Recommendations to ring-fence funding for waste reduction and restructure local authority weight-based targets have been rejected by the Government.
This was the Governments response to recommendations made in the House of Lords Waste Reduction report, published in August.
The Government welcomed the report for highlighting the issue of business waste and waste reduction. But in its response, added that the importance of these and other issues had been raised in the Waste Strategy 2007 and that good progress on the strategys targets had been made.
Responding to concerns about funding, the Government response said current arrangements for waste reduction ensured necessary funding was available. It said reintroducing ring-fencing would constrain the Department for Environment, Food and Rural Affairs flexibility to deliver in the most effective manner.
The Government also defended its Landfill Allowance Trading Scheme (LATS), which was described as a crucial scheme to ensure compliance with the Landfill Directive. In the response it said: Rather than restructure waste targets and costs, the Government is putting in place support to encourage local authorities to address commercial and industrial waste.
Suggestions that budget cuts for delivery bodies such as the Waste & Resources Action Programme could damage business recycling were rejected. In the response, the Government said the move from individual business projects to develop the evidence base for improving businesses resource efficiency was in line with Defras wider strategy on behavioural change. It said this selective approach to funding had led to a lowering of funding for delivery bodies.

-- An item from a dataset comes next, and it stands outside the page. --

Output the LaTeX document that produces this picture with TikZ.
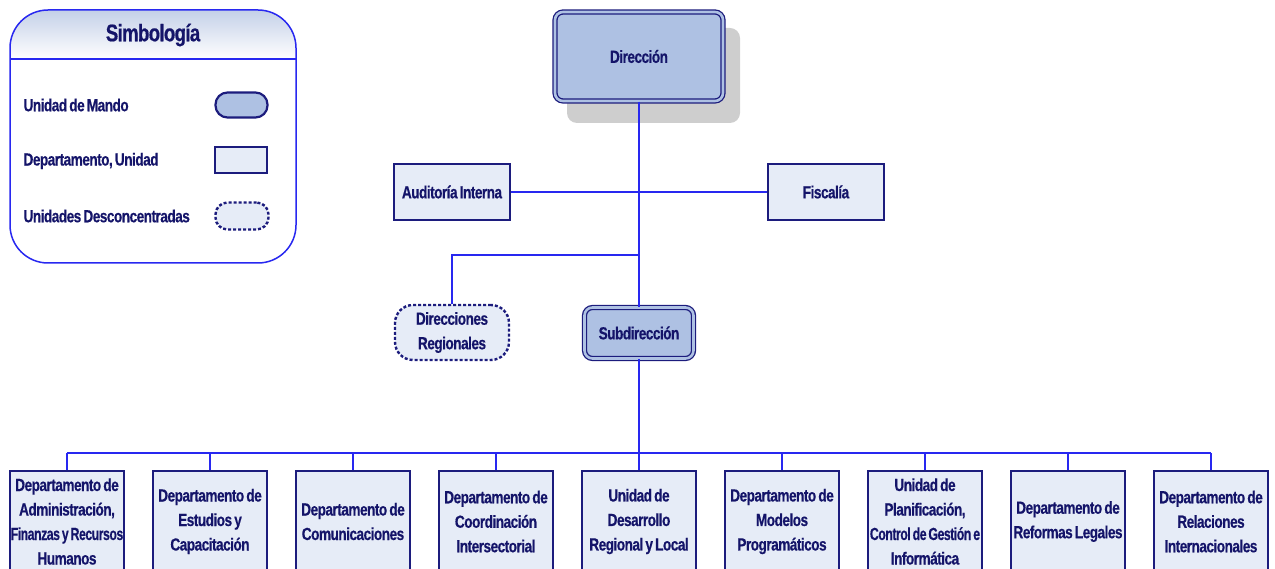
\documentclass[tikz,border=0pt]{standalone}
\usepackage{graphicx}
\usepackage{fontspec}
\setmainfont{Liberation Sans}[FakeStretch=0.78, LetterSpace=-3, WordSpace=0.65, FakeBold=0.5]
\definecolor{textc}{RGB}{20,20,105}
\definecolor{bordc}{RGB}{28,28,125}
\definecolor{linec}{RGB}{40,40,240}
\definecolor{lightfill}{RGB}{230,236,247}
\definecolor{cmdfill}{RGB}{174,193,227}
\definecolor{shadowc}{RGB}{206,206,206}
\definecolor{legtop}{RGB}{196,208,232}
\newcommand\fitline[1]{\makebox[\linewidth][c]{\scalebox{0.9}[1]{#1}}}
\begin{document}
\begin{tikzpicture}[x=1pt,y=-1pt,
  font=\fontsize{17.5}{24.5}\selectfont\bfseries,
  every node/.style={text=textc},
  cmdunit/.style={draw=bordc, line width=1.3pt, double=cmdfill, double distance=2.6pt,
    fill=cmdfill, rounded corners=8pt, inner sep=0pt, align=flush center},
  dept/.style={draw=bordc, line width=1.3pt, fill=lightfill, inner sep=0pt, align=flush center},
  desc/.style={draw=bordc, line width=2.4pt, dash pattern=on 3pt off 2pt, fill=lightfill,
    rounded corners=18pt, inner sep=0pt, align=flush center},
  bottombox/.style={dept, minimum width=114pt, minimum height=101pt, text width=114pt},
  conn/.style={draw=linec, line width=1.9pt},
  legtext/.style={anchor=west}
]
\useasboundingbox (0,0) rectangle (1275,569);

% ---- legend ----
\begin{scope}
  \clip[rounded corners=38pt] (10,10) rectangle (296,263);
  \shade[top color=legtop, bottom color=white] (10,10) rectangle (296,59);
\end{scope}
\draw[draw=linec, line width=1.5pt, rounded corners=38pt] (10,10) rectangle (296,263);
\draw[draw=linec, line width=1.5pt] (10,59) -- (296,59);
\node (ltitle) at (153,35) {\fontsize{24}{28}\selectfont Simbología};
\node[legtext] (l1) at (20,105) {Unidad de Mando};
\node[legtext] (l2) at (20,161) {Departamento, Unidad};
\node[legtext] (l3) at (20,216) {Unidades Desconcentradas};
\node[draw=bordc, line width=2.2pt, fill=cmdfill, rounded corners=12pt,
  minimum width=52pt, minimum height=25pt, inner sep=0pt] (s1) at (241.5,105) {};
\node[draw=bordc, line width=1.3pt, fill=lightfill,
  minimum width=52pt, minimum height=26pt, inner sep=0pt] (s2) at (241,160) {};
\node[draw=bordc, line width=2.4pt, dash pattern=on 3pt off 2pt, fill=lightfill,
  rounded corners=12pt, minimum width=53pt, minimum height=27pt, inner sep=0pt] (s3) at (242,216) {};

% ---- top of chart ----
\fill[shadowc, rounded corners=10pt] (567,28) rectangle (740,123);
\node[cmdunit, minimum width=168pt, minimum height=89pt] (dir) at (639,56.5) {Dirección};
\node[dept, minimum width=116pt, minimum height=56pt] (aud) at (452,192) {Auditoría Interna};
\node[dept, minimum width=116pt, minimum height=56pt] (fis) at (826,192) {Fiscalía};
\node[desc, minimum width=114pt, minimum height=55pt] (dr) at (452,332.5) {Direcciones\\Regionales};
\node[cmdunit, minimum width=109pt, minimum height=51pt] (sub) at (639,333) {Subdirección};

% ---- bottom row ----
\node[bottombox] (b1) at (67,521.5) {Departamento de\\Administración,\\\fitline{Finanzas y Recursos}\\Humanos};
\node[bottombox] (b2) at (210,521.5) {Departamento de\\Estudios y\\Capacitación};
\node[bottombox] (b3) at (353,521.5) {Departamento de\\Comunicaciones};
\node[bottombox] (b4) at (496,521.5) {Departamento de\\Coordinación\\Intersectorial};
\node[bottombox] (b5) at (639,521.5) {Unidad de\\Desarrollo\\Regional y Local};
\node[bottombox] (b6) at (782,521.5) {Departamento de\\Modelos\\Programáticos};
\node[bottombox] (b7) at (925,521.5) {Unidad de\\Planificación,\\\fitline{Control de Gestión e}\\Informática};
\node[bottombox] (b8) at (1068,521.5) {Departamento de\\Reformas Legales};
\node[bottombox] (b9) at (1211,521.5) {Departamento de\\Relaciones\\Internacionales};

% ---- connectors ----
\coordinate (jr) at (639,255);
\coordinate (bus) at (639,453);
\draw[conn] (dir.south) -- (sub.north);
\draw[conn] (aud.east) -- (fis.west);
\draw[conn] (jr) -| (dr.north);
\draw[conn] (sub.south) -- (bus);
\draw[conn] (b1.north |- bus) -- (b9.north |- bus);
\foreach \i in {1,...,9} {
  \draw[conn] (b\i.north) -- (b\i.north |- bus);
}
\end{tikzpicture}
\end{document}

The Government does not agree that removing hypothecation of a proportion of the landfill tax undermines our commitment to tackling commercial, industrial and construction waste. Funding ringfences are being loosened across Government departments, to provide maximum flexibility and deliver value for money, the response said. But it added: Ring-fences were always re-examined through the spending review process with a presumption against their retention.

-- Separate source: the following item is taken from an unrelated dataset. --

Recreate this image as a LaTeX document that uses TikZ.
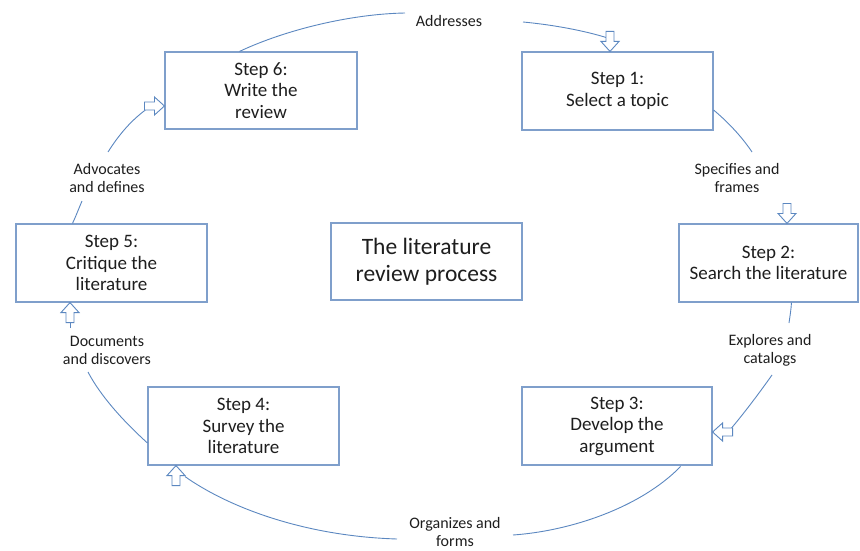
\documentclass[tikz,border=0pt]{standalone}
\usepackage{fontspec}
\setmainfont{Carlito}
\usetikzlibrary{shadows,calc}
\definecolor{boxline}{HTML}{7F9FCB}
\definecolor{conn}{HTML}{5B87C0}
\definecolor{txt}{HTML}{1E1E1E}
\tikzset{
  stepbox/.style={draw=boxline, line width=1.1pt, fill=white, text=txt,
    align=center, minimum height=78pt, inner sep=2pt,
    font=\fontsize{19}{21.5}\selectfont,
    drop shadow={shadow xshift=1.3pt, shadow yshift=-1.3pt, fill=black, opacity=0.22}},
  centerbox/.style={stepbox, font=\fontsize{23.5}{27}\selectfont},
  lbl/.style={text=txt, align=center, inner sep=1pt, font=\fontsize{16}{18}\selectfont},
  conline/.style={draw=conn, line width=0.9pt},
  blockarrow/.pic={
    \draw[conn, line width=0.9pt, fill=white, line join=miter]
      (0,0) -- (-10,9) -- (-10,4) -- (-20,4) -- (-20,-4) -- (-10,-4) -- (-10,-9) -- cycle;
  }
}
\begin{document}
\begin{tikzpicture}[x=1pt,y=-1pt]
\useasboundingbox (0,0) rectangle (860,551);

% boxes
\node[stepbox, minimum width=191pt] (s1) at (617.5,91) {Step 1:\\Select a topic};
\node[stepbox, minimum width=179pt] (s2) at (768.5,263) {Step 2:\\Search the literature};
\node[stepbox, minimum width=190pt] (s3) at (617,426) {Step 3:\\Develop the\\argument};
\node[stepbox, minimum width=191pt] (s4) at (243.5,426) {Step 4:\\Survey the\\literature};
\node[stepbox, minimum width=191pt] (s5) at (111.5,263) {Step 5:\\Critique the\\literature};
\node[stepbox, minimum width=192pt, minimum height=77pt] (s6) at (261,90.5) {Step 6:\\Write the\\review};
\node[centerbox, minimum width=191pt, minimum height=77pt] (ctr) at (426.5,261.5) {The literature\\review process};

% labels
\node[lbl] (addr) at (449,21) {Addresses};
\node[lbl] (spec) at (737,178) {Specifies and\\frames};
\node[lbl] (expl) at (770,350) {Explores and\\catalogs};
\node[lbl] (orga) at (455,532) {Organizes and\\forms};
\node[lbl] (docu) at (107,350) {Documents\\and discovers};
\node[lbl] (advo) at (107,178) {Advocates\\and defines};

% free ends of the connectors near the labels
\coordinate (e1a) at (405,13);
\coordinate (e1b) at (523,22);
\coordinate (e2a) at (752,152);
\coordinate (e3a) at (789,323);
\coordinate (e3b) at (772,375);
\coordinate (e4a) at (513,535);
\coordinate (e4b) at (397,539);
\coordinate (e5a) at (88,372);
\coordinate (e5b) at (70,328);
\coordinate (e6a) at (82,201);
\coordinate (e6b) at (108,152);

% arrow tips on the boxes
\coordinate (t1) at ($(s1.north)+(-7.5,0)$);
\coordinate (t2) at ($(s2.north)+(18.5,0)$);
\coordinate (t3) at ($(s3.east)+(0,6)$);
\coordinate (t4) at ($(s4.south)+(-67.5,0)$);
\coordinate (t5) at ($(s5.south)+(-41.5,0)$);
\coordinate (t6) at ($(s6.west)+(0,15.5)$);

% connectors
\draw[conline] ($(s6.north west)+(75,0)$) .. controls (285,30) and (350,14) .. (e1a);
\draw[conline] (e1b) .. controls (555,25) and (585,31) .. ($(t1)+(-4,-14)$);
\draw[conline] ($(s1.east)+(0,19)$) .. controls (728,122) and (742,137) .. (e2a);
\draw[conline] ($(s2.south)+(23,0)$) .. controls (791,310) and (790,316) .. (e3a);
\draw[conline] (e3b) .. controls (760,392) and (745,412) .. ($(t3)+(19,-4)$);
\draw[conline] ($(s3.south east)+(-32,1)$) .. controls (640,508) and (570,531) .. (e4a);
\draw[conline] (e4b) .. controls (300,536) and (225,505) .. ($(t4)+(9,11)$);
\draw[conline] ($(s4.west)+(0,17)$) .. controls (122,420) and (100,395) .. (e5a);
\draw[conline] (e5b) -- ($(t5)+(0,20)$);
\draw[conline] ($(s5.north west)+(57,0)$) .. controls (76,216) and (79,208) .. (e6a);
\draw[conline] (e6b) .. controls (120,133) and (132,120) .. ($(t6)+(-19,4)$);

% block arrows
\pic[rotate=-90] at (t1) {blockarrow};
\pic[rotate=-90] at (t2) {blockarrow};
\pic[rotate=180] at (t3) {blockarrow};
\pic[rotate=90] at (t4) {blockarrow};
\pic[rotate=90] at (t5) {blockarrow};
\pic at (t6) {blockarrow};
\end{tikzpicture}
\end{document}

There could be some financial respite on the way as a reduction in VAT to encourage repair work is under consideration. However, the final decision is reliant on policy changes at European Union level.
The response also said it was actively considering landfill bans for specific waste streams and new or stronger sector specific voluntary agreements, like the Courtauld Commitment. Other areas under consideration included stronger standards on public sector purchasing, using the Centre of Expertise in Sustainable Procurement and new consumer-facing campaigns to change environmental behaviour.
A new system of individual producer responsibility (IPR) for waste electronic and electrical equipment was supported in principle but the complexities of such a system were highlighted. However, the Government has agreed to explore the options for introducing an IPR.